EPS Plasma Physics Innovation Prize 2019
The EPS Plasma Physics Innovation Prize 2019 for technological, industrial or societal applications of research in plasma physics is awarded jointly to Professor Hana Barankova and Professor Ladislav Bardos, both of the Ångström Laboratory, Uppsala University, Sweden.
Hana Barankova and Ladislav Bardos have contributed significantly to the fundamental understanding, and to novel designs, of hollow cathodes and new processes leading to enhanced performance of functional thin films. Linear Arc Discharge (LAD) and Magnets in Motion (M-M) technologies have been patented, licensed, and adopted by industry. They have contributed significant novel work on environmental protection by the conversion of hazardous gases, and on the reduction of energy consumption in industrial processes by means of plasma technology.
Among the several non-conventional high-density plasma sources which they invented or developed, the radiofrequency hollow cathode plasma jet (RHCPJ) deserves special mention. Their use of graphite cathodes has opened up new hybrid processes which combine plasma vapour deposition (PVD) and plasma-enhanced chemical vapour deposition (PE CVD). These have led to extremely high deposition rates, up to 2.5 microns per minute, of amorphous carbon coatings that have good adhesion to insulators, without an interlayer.
They have recently developed a new magnetron with a magnetised hollow cathode enhanced target, which can enhance the TiN deposition by 50% compared to the deposition rate of Ti. The resulting stoichiometric coatings exhibit very high micro-hardness (up to 31.4 GPa) and a dense structure comparable with that of HIPIMS films. These findings are of a significant interest for upgrading conventional magnetrons.
They have made significant contributions both in reduced pressure and atmospheric plasma hollow cathodes. They invented the fused hollow cathode (FHC) cold atmospheric plasma source, which has an integrated open structure with flowing gas. Combination of the hollow cathode plasma with the microwave antenna was used in a new hybrid hollow electrode activated discharge source (H-HEADS). International patents have been granted on gas and surface treatment by FHC and on H-HEADS. Both sources have been exploited in many applications, from the surface treatment of heat sensitive substrates to the sintering of powders.
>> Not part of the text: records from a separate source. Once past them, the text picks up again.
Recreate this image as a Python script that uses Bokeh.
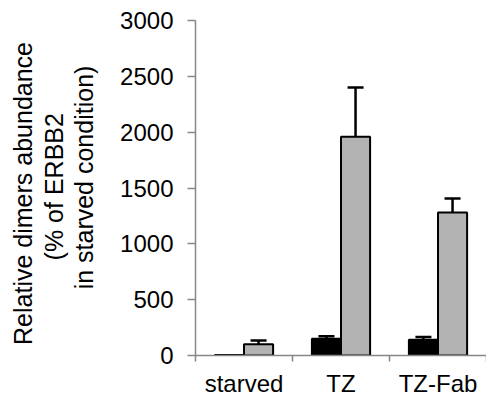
import math
from bokeh.plotting import figure
from bokeh.layouts import row
from bokeh.models import ColumnDataSource, Range1d, FixedTicker, Whisker, TeeHead
from bokeh.core.properties import value
from bokeh.embed import file_html
from bokeh.resources import INLINE

categories = ["starved", "TZ", "TZ-Fab"]
series_dark = [5, 150, 140]
series_dark_err = [0, 22, 25]
series_light = [100, 1960, 1280]
series_light_err = [35, 440, 125]
y_ticks = [0, 500, 1000, 1500, 2000, 2500, 3000]
y_title_lines = ["Relative dimers abundance", "(% of ERBB2", "in starved condition)"]

FONT = "Liberation Sans"
BAR_W = 0.3
TOTAL_W, TOTAL_H = 486, 399
TITLE_W = 100

# ---- left strip holding the three-line y title (pixel-like coordinates) ----
t = figure(width=TITLE_W, height=TOTAL_H, output_backend="svg", toolbar_location=None,
           x_range=Range1d(0, TITLE_W), y_range=Range1d(0, TOTAL_H),
           x_axis_location=None, y_axis_location=None,
           min_border=0, min_border_left=0, min_border_right=0,
           min_border_top=0, min_border_bottom=0)
t.outline_line_color = None
t.xgrid.visible = False
t.ygrid.visible = False
title_x = [22, 53, 83]
title_y = [TOTAL_H - 206, TOTAL_H - 198, TOTAL_H - 187]
t.text(x=title_x, y=title_y, text=y_title_lines, angle=math.pi / 2,
       text_align="center", text_baseline="middle",
       text_font=value(FONT), text_font_size="25px", text_color="black")

# ---- main chart ----
p = figure(width=TOTAL_W - TITLE_W, height=TOTAL_H, output_backend="svg", toolbar_location=None,
           x_range=Range1d(0, 3), y_range=Range1d(0, 3000),
           min_border_left=95, min_border_right=0, min_border_top=20, min_border_bottom=10)
p.outline_line_color = None
p.xgrid.visible = False
p.ygrid.visible = False
p.background_fill_color = "white"
p.border_fill_color = "white"

xs_dark = [i + 0.5 - BAR_W / 2 for i in range(len(categories))]
xs_light = [i + 0.5 + BAR_W / 2 for i in range(len(categories))]

p.vbar(x=xs_dark, top=series_dark, width=BAR_W, bottom=0,
       fill_color="black", line_color="black", line_width=2)
p.vbar(x=xs_light, top=series_light, width=BAR_W, bottom=0,
       fill_color="#b3b3b3", line_color="black", line_width=2)

ex, eb, eu = [], [], []
for x, v, e in list(zip(xs_dark, series_dark, series_dark_err)) + list(zip(xs_light, series_light, series_light_err)):
    if e > 0:
        ex.append(x); eb.append(v); eu.append(v + e)
esrc = ColumnDataSource(dict(x=ex, base=eb, upper=eu))
w = Whisker(source=esrc, base="x", lower="base", upper="upper", dimension="height",
            line_color="black", line_width=2.5,
            upper_head=TeeHead(size=16, line_width=2.5, line_color="black"), lower_head=None)
p.add_layout(w)

# x axis
xa = p.xaxis[0]
xa.ticker = FixedTicker(ticks=[i + 0.5 for i in range(len(categories))],
                        minor_ticks=list(range(len(categories) + 1)))
xa.major_label_overrides = {i + 0.5: c for i, c in enumerate(categories)}
xa.major_tick_line_color = None
xa.major_tick_out = 6
xa.major_tick_in = 0
xa.minor_tick_out = 6
xa.minor_tick_in = 0
xa.minor_tick_line_color = "#878787"
xa.minor_tick_line_width = 1.5
xa.axis_line_color = "#878787"
xa.axis_line_width = 1.5
xa.major_label_text_font = FONT
xa.major_label_text_font_size = "24px"
xa.major_label_text_color = "black"
xa.major_label_standoff = 8

# y axis
ya = p.yaxis[0]
ya.ticker = FixedTicker(ticks=y_ticks, minor_ticks=[])
ya.major_tick_out = 8
ya.major_tick_in = 0
ya.major_tick_line_color = "#878787"
ya.major_tick_line_width = 1.5
ya.axis_line_color = "#878787"
ya.axis_line_width = 1.5
ya.major_label_text_font = FONT
ya.major_label_text_font_size = "24px"
ya.major_label_text_color = "black"
ya.major_label_standoff = 14

layout = row(t, p, spacing=0)
open("out.html", "w").write(file_html(layout, INLINE))
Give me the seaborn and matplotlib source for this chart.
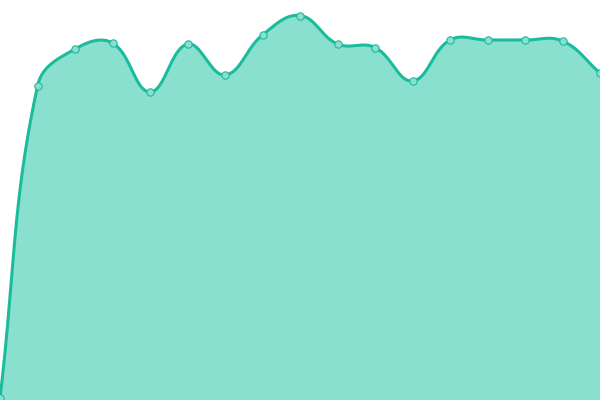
import matplotlib
matplotlib.use("Agg")
import matplotlib.pyplot as plt
import numpy as np
import pandas as pd
import seaborn as sns

# data
steps = list(range(17))
values = [0, 312, 349, 355, 306, 354, 323, 363, 382.5, 354, 350.5, 317, 358, 358, 358, 357, 325]

line_color = "#1abc9c"
fill_color = "#8ae0cf"


def smooth_curve(x, y, xscale=37.5, tension=0.4, n=40):
    # spline through the points, control points split by segment length
    pts = np.column_stack([np.asarray(x, float) * xscale, np.asarray(y, float)])
    k = len(pts)
    cp_in = np.zeros((k, 2))
    cp_out = np.zeros((k, 2))
    for i in range(k):
        p = pts[i]
        prev = pts[i - 1] if i > 0 else p
        nxt = pts[i + 1] if i < k - 1 else p
        d01 = np.hypot(*(p - prev))
        d12 = np.hypot(*(nxt - p))
        s01 = d01 / (d01 + d12)
        s12 = d12 / (d01 + d12)
        cp_in[i] = p - tension * s01 * (nxt - prev)
        cp_out[i] = p + tension * s12 * (nxt - prev)
    xs, ys = [], []
    t = np.linspace(0, 1, n, endpoint=False)[:, None]
    for i in range(k - 1):
        p0, p3 = pts[i], pts[i + 1]
        c1, c2 = cp_out[i], cp_in[i + 1]
        seg = (1 - t)**3 * p0 + 3 * (1 - t)**2 * t * c1 + 3 * (1 - t) * t**2 * c2 + t**3 * p3
        xs.append(seg[:, 0])
        ys.append(seg[:, 1])
    xs.append([pts[-1, 0]])
    ys.append([pts[-1, 1]])
    return np.concatenate(xs) / xscale, np.concatenate(ys)


df = pd.DataFrame({"step": steps, "value": values})
cx, cy = smooth_curve(df["step"], df["value"])
curve = pd.DataFrame({"step": cx, "value": cy})

fig = plt.figure(figsize=(6, 4), dpi=100)
ax = fig.add_axes([0, 0, 1, 1])

ax.fill_between(curve["step"], curve["value"], -10, color=fill_color, linewidth=0)
sns.lineplot(data=curve, x="step", y="value", ax=ax, color=line_color, linewidth=2.2, sort=False)
sns.scatterplot(data=df, x="step", y="value", ax=ax, s=28, color=fill_color,
                edgecolor=line_color, linewidth=0.8, zorder=5)

ax.set_xlim(0, 16)
ax.set_ylim(-2, 398)
ax.axis("off")

fig.savefig("out.png", dpi=100)
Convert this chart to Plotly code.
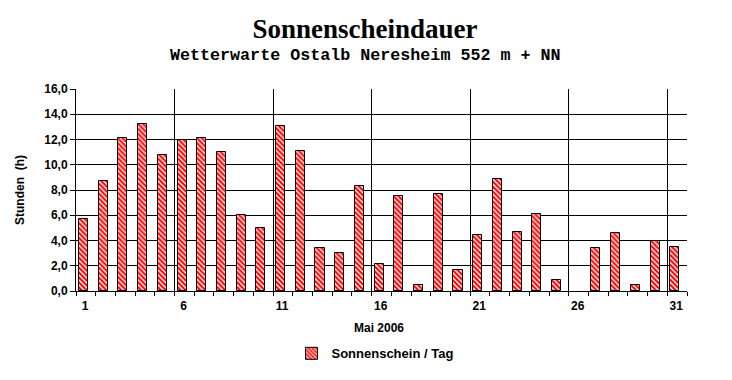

Their work on gas conversion for environment cleaning is noteworthy. Results in NOx + air confirmed that plasma can act as a 100% oxidation catalyst, without any additives and without any further heterogeneous catalyst. The conversion of CO2 to glassy deposits was achieved, thus suggesting a path for CO2 fixation. They performed field experiments at Vattenfall AB Värme and verified the results in the real environment.
Hana Barankova and Ladislav Bardos are also currently working on the use of plasma for hydrogen production in liquids. Results from their novel plasma source design confirm the highly efficient production of a hydrogen rich (65%) synthesis gas, from ethanol-water mixtures. The energy corresponds to 7 kWH per 1 kg of hydrogen. They continue this applied research, in cooperation with industry, for the development of a hydrogen-on-demand concept using renewable electric energy. The system can be also used for production of high value chemicals from low value feeds.